Consuming greater amounts of choline - a nutrient found in eggs and meat - during pregnancy may lower an infant's vulnerability to stress-related illnesses, such as mental health disturbances, and chronic conditions, like hypertension, later in life.
In an early study in The FASEB Journal, nutrition scientists and obstetricians at Cornell University and the University of Rochester Medical Center found that higher-than-normal amounts of choline in the diet during pregnancy changed epigenetic markers - modifications on our DNA that tell our genes to switch on or off, to go gangbusters or keep a low profile - in the fetus. While epigenetic markers don't change our genes, they make a permanent imprint by dictating their fate: If a gene is not expressed - turned on - it's as if it didn't exist.
The finding became particularly exciting when researchers discovered that the affected markers were those that regulated the hypothalamic-pituitary-adrenal or HPA axis, which controls virtually all hormone activity in the body, including the production of the hormone cortisol that reflects our response to stress and regulates our metabolism, among other things.
More choline in the mother's diet led to a more stable HPA axis and consequently less cortisol in the fetus. As with many aspects of our health, stability is a very good thing: Past research has shown that early exposure to high levels of cortisol, often a result of a mother's anxiety or depression, can increase a baby's lifelong risk of stress-related and metabolic disorders.
"The study is important because it shows that a relatively simple nutrient can have significant effects in prenatal life, and that these effects likely continue to have a long-lasting influence on adult life," said Eva K. Pressman, M.D., study author and director of the high-risk pregnancy program at the University of Rochester Medical Center. "While our results won't change practice at this point, the idea that maternal choline intake could essentially change fetal genetic expression into adulthood is quite novel."
Pressman, who advises pregnant women every day, says choline isn't something people think a lot about because it is already present in many things we eat and there is usually no concern of choline deficiency. Though much more research has focused on folate - functionally very similar to choline and used to decrease the risk of neural tube defects like spina bifida - a few very compelling studies sparked her interest, including animal studies on the role of choline in mitigating fetal alcohol syndrome and changing outcomes in Down syndrome.

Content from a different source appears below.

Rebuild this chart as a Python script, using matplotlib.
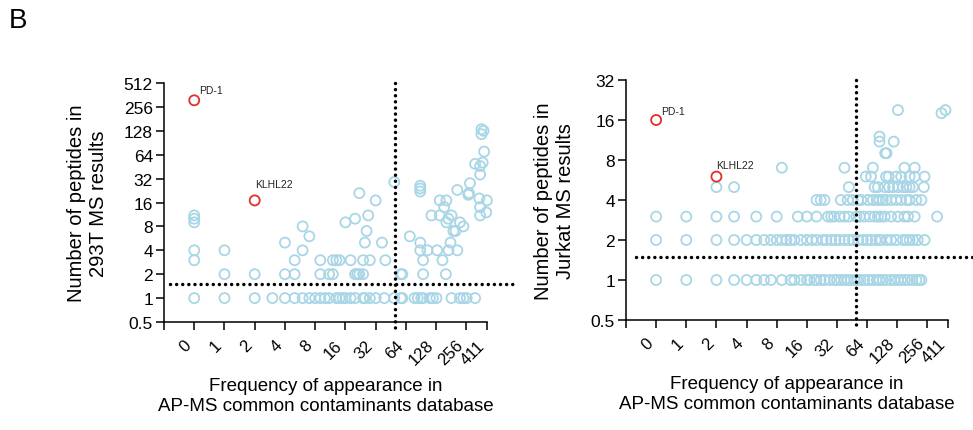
import numpy as np
import matplotlib
matplotlib.use("Agg")
import matplotlib.pyplot as plt
from matplotlib.ticker import NullLocator

plt.rcParams['font.family'] = ['Liberation Sans', 'DejaVu Sans']

# ---------------- data ----------------
x_ticks = [-1, 0, 1, 2, 4, 8, 16, 32, 64, 128, 256, 411]
x_tick_labels = ['', '0', '1', '2', '4', '8', '16', '32', '64', '128', '256', '411']
y_ticks_293t = [0.5, 1, 2, 4, 8, 16, 32, 64, 128, 256, 512]
y_ticks_jurkat = [0.5, 1, 2, 4, 8, 16, 32]

freq_cutoff = 50
pep_cutoff = 1.5

# 293T panel: (frequency in contaminant DB, peptides)
freq_293t = [0, 0, 0, 0, 0, 0, 1, 1, 1, 2, 2, 3, 4, 4, 4, 5, 5, 5, 6, 6, 6, 7, 7, 8,
             9, 9, 9, 10, 11, 11, 12, 12, 13, 13, 14, 14, 15, 16, 16, 18, 18,
             20, 20, 20, 21, 22, 22, 24, 24, 24, 25, 25, 26, 27, 28, 28, 32, 32,
             37, 39, 40, 49, 49, 57, 57, 59, 59, 70, 78, 84, 89, 89, 89, 89, 89,
             91, 95, 95, 95, 105, 111, 115, 119, 129, 131, 139, 139, 148, 154,
             160, 162, 162, 169, 170, 178, 182, 182, 190, 200, 208, 208, 221, 221,
             239, 239, 258, 268, 272, 278, 313, 313, 345, 351, 351, 351, 351,
             362, 362, 372, 380, 385, 404, 410]
pep_293t = [11, 10, 9, 4, 3, 1, 4, 2, 1, 2, 1, 1, 5, 2, 1, 3, 2, 1, 8, 4, 1, 6, 1, 1,
            3, 2, 1, 1, 2, 1, 3, 2, 3, 1, 3, 1, 1, 9, 1, 3, 1,
            10, 2, 1, 2, 21, 2, 3, 2, 1, 5, 1, 7, 11, 3, 1, 17, 1,
            5, 1, 3, 29, 1, 2, 1, 2, 1, 6, 1, 1, 26, 24, 22, 5, 4,
            1, 3, 2, 1, 4, 1, 11, 1, 1, 4, 17, 11, 3, 14,
            2, 17, 9, 10, 4, 5, 11, 1, 7, 7, 23, 4, 9, 1,
            8, 1, 1, 20, 21, 28, 49, 1, 18, 46, 36, 14, 11,
            134, 116, 51, 128, 70, 12, 17]

# Jurkat panel, grouped by peptide count
jurkat_freq_pep1 = [0, 1, 2, 3, 4, 5, 6, 7, 9, 11, 12, 14, 16, 17, 19, 20, 22, 24, 27, 30,
                    32, 35, 38, 41, 44, 48, 51, 55, 60, 66, 73, 80, 85, 92, 99, 110,
                    120, 130, 140, 152, 164, 180, 198, 212, 223]
jurkat_freq_pep2 = [0, 1, 2, 3, 4, 5, 6, 7, 8, 9, 10, 11, 12, 14, 16, 18, 20, 23, 25, 28,
                    31, 34, 38, 42, 46, 52, 58, 64, 70, 78, 85, 88, 100, 111, 125, 146,
                    158, 170, 184, 205, 240]
jurkat_freq_pep3 = [0, 1, 2, 3, 5, 8, 13, 16, 20, 26, 28, 30, 34, 38, 42, 50, 54, 60, 68,
                    76, 82, 88, 96, 111, 130, 151, 164, 191, 320]
jurkat_freq_pep4 = [20, 22, 24, 35, 41, 46, 52, 56, 65, 73, 80, 85, 92, 99, 111, 125, 140,
                    158, 170, 198, 223]
jurkat_freq_pep5 = [2, 3, 42, 76, 82, 96, 106, 116, 130, 146, 158, 170, 184, 236]
jurkat_freq_pep6 = [62, 70, 99, 105, 125, 140, 170, 191, 240]
jurkat_freq_pep7 = [9, 38, 73, 151, 191]
jurkat_freq_high = [130, 354, 388, 85, 85, 118, 97, 100]
jurkat_pep_high = [19, 18, 19, 12, 11, 11, 9, 9]

hl_names = ['PD-1', 'KLHL22']
hl_freq_293t = [0, 2]
hl_pep_293t = [310, 17]
hl_freq_jurkat = [0, 2]
hl_pep_jurkat = [16, 6]

# ---------------- helpers ----------------
blue = '#a9d6e6'
red = '#e0302a'


def fwd(f):
    f = np.asarray(f, dtype=float)
    return np.where(f >= 1, np.log2(np.maximum(f, 1)) + 1, f)


def inv(X):
    X = np.asarray(X, dtype=float)
    return np.where(X >= 1, 2.0 ** (X - 1), X)


freq_jurkat = (jurkat_freq_pep1 + jurkat_freq_pep2 + jurkat_freq_pep3 + jurkat_freq_pep4
               + jurkat_freq_pep5 + jurkat_freq_pep6 + jurkat_freq_pep7 + jurkat_freq_high)
pep_jurkat = ([1] * len(jurkat_freq_pep1) + [2] * len(jurkat_freq_pep2)
              + [3] * len(jurkat_freq_pep3) + [4] * len(jurkat_freq_pep4)
              + [5] * len(jurkat_freq_pep5) + [6] * len(jurkat_freq_pep6)
              + [7] * len(jurkat_freq_pep7) + jurkat_pep_high)


def panel(ax, fr, pep, hf, hp, yticks, ylabel, hl_offsets, hline_span, vline_bottom):
    ax.set_xscale('function', functions=(fwd, inv))
    ax.set_yscale('log', base=2)
    ax.scatter(fr, pep, s=52, facecolors='none', edgecolors=blue, linewidths=1.3,
               zorder=3, clip_on=False)
    ax.scatter(hf, hp, s=52, facecolors='none', edgecolors=red, linewidths=1.3,
               zorder=4, clip_on=False)
    for name, f, p, off in zip(hl_names, hf, hp, hl_offsets):
        ax.annotate(name, (f, p), xytext=off, textcoords='offset points',
                    ha='left', va='baseline', fontsize=7.5, color='#222222')
    ax.set_xlim(x_ticks[0], x_ticks[-1])
    ax.set_ylim(yticks[0], yticks[-1])
    ax.set_xticks(x_ticks)
    ax.set_xticklabels(x_tick_labels, rotation=45, ha='right', fontsize=12)
    ax.set_yticks(yticks)
    ax.set_yticklabels([f'{t:g}' for t in yticks], fontsize=12.5)
    ax.xaxis.set_minor_locator(NullLocator())
    ax.yaxis.set_minor_locator(NullLocator())
    for s in ['top', 'right']:
        ax.spines[s].set_visible(False)
    for s in ['left', 'bottom']:
        ax.spines[s].set_linewidth(1.1)
    ax.tick_params(axis='both', length=6, width=1.1, color='black')
    ax.tick_params(axis='y', pad=2)
    ax.tick_params(axis='x', pad=5)
    ax.set_ylabel(ylabel, fontsize=14.5, labelpad=11)
    ax.set_xlabel('Frequency of appearance in\nAP-MS common contaminants database',
                  fontsize=13.5, labelpad=7)
    dot = dict(color='black', lw=2.5, linestyle=(0, (0.01, 1.75)),
               dash_capstyle='round', clip_on=False, zorder=5)
    ax.plot(hline_span, [pep_cutoff, pep_cutoff], transform=ax.get_yaxis_transform(), **dot)
    ax.plot([freq_cutoff, freq_cutoff], [1.0, vline_bottom],
            transform=ax.get_xaxis_transform(), **dot)


fig = plt.figure(figsize=(9.73, 4.31), dpi=100)
ax1 = fig.add_axes([164 / 973, 108 / 431, 323 / 973, 239 / 431])
ax2 = fig.add_axes([626 / 973, 110 / 431, 322 / 973, 240 / 431])

panel(ax1, freq_293t, pep_293t, hl_freq_293t, hl_pep_293t, y_ticks_293t,
      'Number of peptides in\n293T MS results', [(3.5, 5), (0, 9.5)],
      [0.02, 1.087], -0.042)
panel(ax2, freq_jurkat, pep_jurkat, hl_freq_jurkat, hl_pep_jurkat, y_ticks_jurkat,
      'Number of peptides in\nJurkat MS results', [(3.5, 4.5), (0, 6.5)],
      [0.031, 1.08], -0.04)

fig.text(9 / 973, 1 - 8 / 431, 'B', fontsize=20, ha='left', va='top')

fig.savefig('out.png', dpi=100)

A long-time collaborator with researchers at Cornell, Pressman joined a team led by Marie Caudill, Ph.D., R.D., professor in the Division of Nutritional Sciences at Cornell, in studying 26 pregnant women in their third trimester who were assigned to take 480 mg per day, an amount slightly above the standard recommendation of 450 mg per day, or about double that amount, 930 mg per day. The choline was derived from the diet and from supplements and was consumed up until delivery.